If you are upset about something, and you want to yell at somebody about it, it’s worth taking a moment to make sure you’re yelling at the right person.
For example, do not blame the author for Amazon’s decision to ship print copies of a novel two weeks before the sale date, but not to send out the e-books at the same time. Aside from the fact that retailers aren’t supposed to ship anything before the street date, the author has precisely ZERO control over what Amazon chooses to do. (And is probably even more upset than you are, because that potentially screws her over in career-affecting ways.)
And if you are upset about something, take a careful look at how you’re expressing your feelings.
For example, is it productive to call the author “stupid,” “greedy,” “ungrateful,” or “a narcissist”? Probably not.
And it is definitely not productive — nor even okay — to call her a “bitch,” a “whore,” or a “cunt.”

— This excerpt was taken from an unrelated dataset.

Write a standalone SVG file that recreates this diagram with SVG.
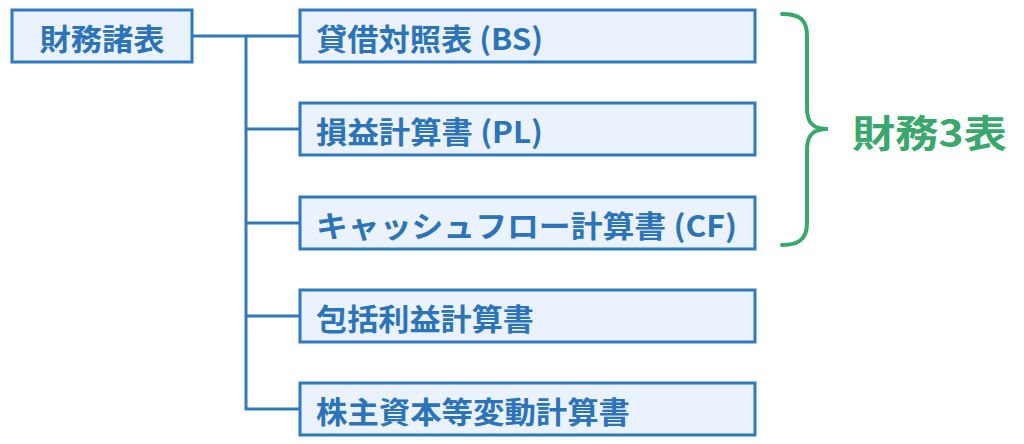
<svg xmlns="http://www.w3.org/2000/svg" width="1024" height="444" viewBox="0 0 1024 444">
<style>
.box{fill:#eaf2fe;stroke:#2f79bd;stroke-width:3}
.lbl{font-family:"Noto Sans CJK JP","Noto Sans",sans-serif;font-weight:700;font-size:30px;fill:#2c73b8;dominant-baseline:central}
.conn{fill:none;stroke:#2f79bd;stroke-width:3}
.brace{fill:none;stroke:#3aa76d;stroke-width:4;stroke-linecap:round}
.green{font-family:"Noto Sans CJK JP","Noto Sans",sans-serif;font-weight:700;font-size:38px;fill:#3aa76d;dominant-baseline:central}
</style>
<rect width="1024" height="444" fill="#ffffff"/>
<g id="connectors">
<path class="conn" d="M192 36H300M246 36V409H300M246 129H300M246 223H300M246 316H300"/>
</g>
<g id="root">
<rect class="box" x="12" y="10" width="180" height="52"/>
<text class="lbl" x="102" y="37" text-anchor="middle" textLength="125" lengthAdjust="spacingAndGlyphs">財務諸表</text>
</g>
<g id="bs">
<rect class="box" x="300" y="10" width="455" height="52"/>
<text class="lbl" x="316" y="37" textLength="227" lengthAdjust="spacingAndGlyphs">貸借対照表 (BS)</text>
</g>
<g id="pl">
<rect class="box" x="300" y="103" width="455" height="52"/>
<text class="lbl" x="316" y="130" textLength="227" lengthAdjust="spacingAndGlyphs">損益計算書 (PL)</text>
</g>
<g id="cf">
<rect class="box" x="300" y="197" width="455" height="52"/>
<text class="lbl" x="316" y="224" textLength="421" lengthAdjust="spacingAndGlyphs">キャッシュフロー計算書 (CF)</text>
</g>
<g id="ci">
<rect class="box" x="300" y="290" width="455" height="52"/>
<text class="lbl" x="316" y="317" textLength="218" lengthAdjust="spacingAndGlyphs">包括利益計算書</text>
</g>
<g id="ss">
<rect class="box" x="300" y="383" width="455" height="52"/>
<text class="lbl" x="316" y="410" textLength="314" lengthAdjust="spacingAndGlyphs">株主資本等変動計算書</text>
</g>
<g id="brace-group">
<path class="brace" d="M782 14C800 14 807 20 807 36V108C807 122 812 129 828 129C812 129 807 136 807 150V223C807 238 800 245 782 245"/>
<text class="green" x="852" y="130" textLength="155" lengthAdjust="spacingAndGlyphs">財務3表</text>
</g>
</svg>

Seriously. The person on the other end of that e-mail you’re about to send? Is a person. One who, in this case, has no actual control over the thing you are upset about; she didn’t cause it, and she can’t fix it, and she’s upset about it, too. But even if those things weren’t true . . . what the hell, people. How fragile is your world if the UTTER APOCALYPTIC DISASTER of NOT BEING ABLE TO GET YOUR E-BOOK NOW NOW NOW justifies heaping misogynistic abuse on the person who produces the thing you love?
Please. Be smart enough to aim your criticism in an appropriate direction, not at a fellow victim. But more than anything . . . act like a human, not a hyena.